Since people don’t read the Web, the format of your writing should support their opportunistic scanning behavior. Use the following guidelines to help you write scannable text:

  • Write in fragments or short sentences (don’t worry about grammatical correctness if you have made yourself clear).
  • Use digits instead of words to write out numbers (e.g., “47” instead of “forty seven”)
  • Highlight important information-carrying words (do not highlight whole sentences; stick to two- or three-word phrases).
  • Use clear, emphasized titles for page headings and important subheads.
  • Use ordinary language (avoid industry jargon and acronyms that are not widely understood).
  • Use active voice, and action verbs.
  • Use bullet lists instead of paragraphs.

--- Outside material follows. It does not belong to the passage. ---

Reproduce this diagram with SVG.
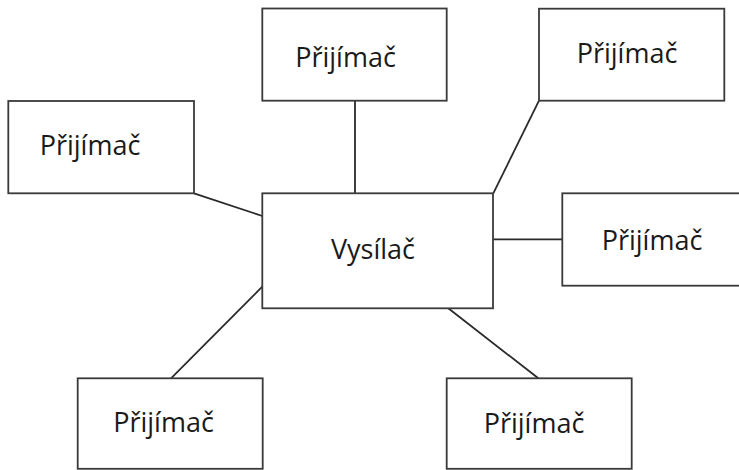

  • Keep lists between three and seven items (the limit of human short-term memory “chunking”).
  • Do not use more than two levels for lists or headings.
  • Use descriptive link text (describing the information on the target page).
  • Use supporting links to maintain present supplemental information and “see also” cross-referenced information.

If you review your website or landing pages with a critical eye and faithfully implement the recommendations above, I can guarantee that you will make a better and more persuasive connection with your visitors. This in turn should make your cash register ring more often.